In loving memory of
Parah aka “P”
Gonzalez
07/04/2012
03/26/2025

When I first got Parah I was at a very low point in my life. I left my husband not long after I brought her home, moved all the way to Kansas for a fresh start (I was born and raised in Louisiana), decided that nowhere would ever compare or feel like home except Louisiana so I moved back, I did alot of solo traveling which I’d never done alone before (Hawaii, Los Angeles, Washington, etc..), traveled alone on long distance roadtrips, and was, for the 1st time in my 30 years of life officially experiencing things truly by myself. P was with me every second for each and every new adventure. She was so tiny that she traveled in my purse and never once was not with me no matter where I went. Shortly after moving back to Louisiana I began suffering from seizures. Parah was so in tuned with me that she instinctively began alerting me when one was coming or when my heart rate was high and even when my severe anxiety was approaching the threshold that if it went over would trigger a severe panic attack and/or seizure. She also would lay on my chest after a seizure and lick me which helped me come out of it quicker. She literally saved my life on so many occasions and officially became my seizure alert service dog. In 2017, after they found out the cause and my seizures were completely under control, I became pregnant with my son. The day he came home from the hospital her entire focus was solely on him. She never left his side and was his very 1st best friend.

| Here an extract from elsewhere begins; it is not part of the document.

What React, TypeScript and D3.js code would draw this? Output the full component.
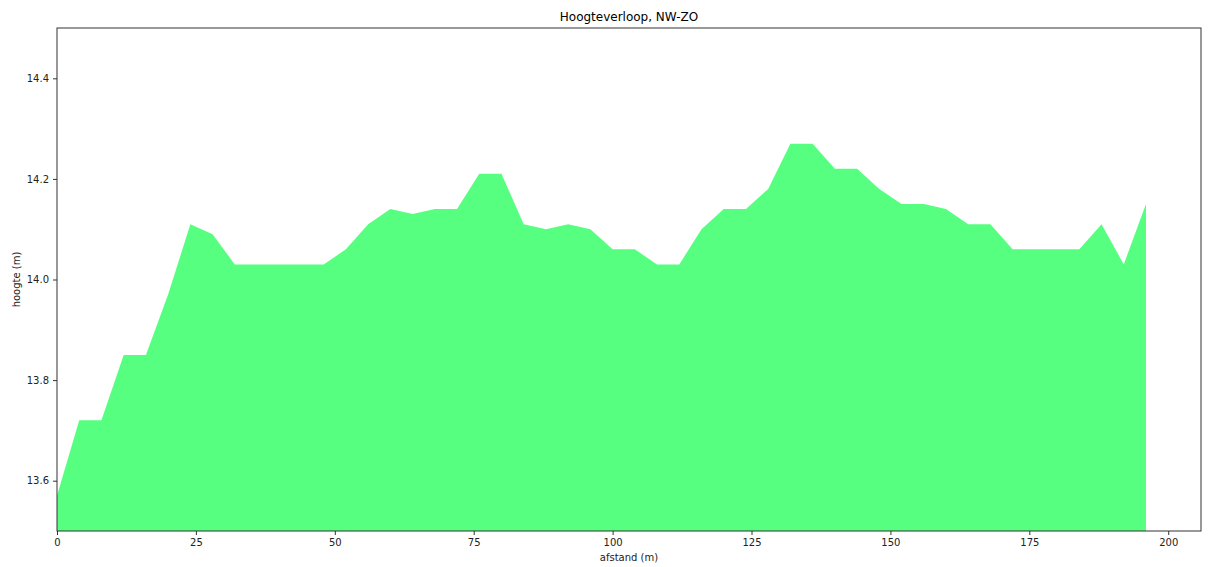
import { useEffect, useRef } from "react";
import * as d3 from "d3";

// afstand (m) en hoogte (m)
const distances = [
  0, 4, 8, 12, 16, 20, 24, 28, 32, 36, 40, 44, 48, 52, 56, 60, 64, 68, 72, 76,
  80, 84, 88, 92, 96, 100, 104, 108, 112, 116, 120, 124, 128, 132, 136, 140,
  144, 148, 152, 156, 160, 164, 168, 172, 176, 180, 184, 188, 192, 196,
];
const heights = [
  13.57, 13.72, 13.72, 13.85, 13.85, 13.97, 14.11, 14.09, 14.03, 14.03, 14.03,
  14.03, 14.03, 14.06, 14.11, 14.14, 14.13, 14.14, 14.14, 14.21, 14.21, 14.11,
  14.1, 14.11, 14.1, 14.06, 14.06, 14.03, 14.03, 14.1, 14.14, 14.14, 14.18,
  14.27, 14.27, 14.22, 14.22, 14.18, 14.15, 14.15, 14.14, 14.11, 14.11, 14.06,
  14.06, 14.06, 14.06, 14.11, 14.03, 14.15,
];
const xTicks = [0, 25, 50, 75, 100, 125, 150, 175, 200];
const yTicks = [13.6, 13.8, 14.0, 14.2, 14.4];

const title = "Hoogteverloop, NW-ZO";
const xLabel = "afstand (m)";
const yLabel = "hoogte (m)";

const W = 1214;
const H = 567;
const margin = { top: 28, right: 13, bottom: 36, left: 57 };
const FONT = "'DejaVu Sans', sans-serif";

export default function App() {
  const svgRef = useRef<SVGSVGElement>(null);

  useEffect(() => {
    document.body.style.margin = "0";
    if (!svgRef.current) return;
    const root = d3.select(svgRef.current);
    root.selectAll("*").remove();

    const innerW = W - margin.left - margin.right;
    const innerH = H - margin.top - margin.bottom;

    const x = d3.scaleLinear().domain([0, 205.9]).range([0, innerW]);
    const y = d3.scaleLinear().domain([13.5, 14.5]).range([innerH, 0]);

    const g = root.append("g").attr("transform", `translate(${margin.left},${margin.top})`);

    const data = distances.map((d, i) => ({ d, h: heights[i] }));
    const area = d3
      .area<{ d: number; h: number }>()
      .x((p) => x(p.d))
      .y0(innerH)
      .y1((p) => y(p.h));

    g.append("path")
      .datum(data)
      .attr("d", area)
      .attr("fill", "#57ff80");

    // Frame
    g.append("rect")
      .attr("width", innerW)
      .attr("height", innerH)
      .attr("fill", "none")
      .attr("stroke", "#333")
      .attr("stroke-width", 1);

    const xAxis = d3.axisBottom(x).tickValues(xTicks).tickSize(4).tickPadding(4).tickFormat((d) => String(d));
    const yAxis = d3
      .axisLeft(y)
      .tickValues(yTicks)
      .tickSize(4)
      .tickPadding(4)
      .tickFormat((d) => Number(d).toFixed(1));

    const gx = g.append("g").attr("transform", `translate(0,${innerH})`).call(xAxis);
    const gy = g.append("g").call(yAxis);
    [gx, gy].forEach((ax) => {
      ax.select(".domain").remove();
      ax.selectAll(".tick line").attr("stroke", "#333");
      ax.selectAll(".tick text").attr("fill", "#222").style("font-size", "10px").style("font-family", FONT);
    });

    root.append("text")
      .attr("x", margin.left + innerW / 2)
      .attr("y", 21)
      .attr("text-anchor", "middle")
      .style("font-size", "12px")
      .style("font-family", FONT)
      .attr("fill", "#000")
      .text(title);

    root.append("text")
      .attr("x", margin.left + innerW / 2)
      .attr("y", 561)
      .attr("text-anchor", "middle")
      .style("font-size", "10px")
      .style("font-family", FONT)
      .attr("fill", "#222")
      .text(xLabel);

    root.append("text")
      .attr("transform", `translate(20,${margin.top + innerH / 2}) rotate(-90)`)
      .attr("text-anchor", "middle")
      .style("font-size", "10px")
      .style("font-family", FONT)
      .attr("fill", "#222")
      .text(yLabel);
  }, []);

  return <svg ref={svgRef} width={W} height={H} style={{ display: "block", background: "#fff" }} />;
}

She was “HIS P”. She was so gentle with him and allowed him to do anything he wanted to her, like count her toes or count her teeth, and was never bothered one bit. She would just lick him and stay still until he had finished. They did everything together and their bond was unbreakable. To say that losing Parah has left a huge hole in our hearts that will never heal is an understatement. She was what saved me during the hardest and lowest times of my life and she was the one who showed my son what it feels like to have a forever best friend. We will forever love and miss you P and we will always cherish the incredible impact you had on us changing our lives for the better.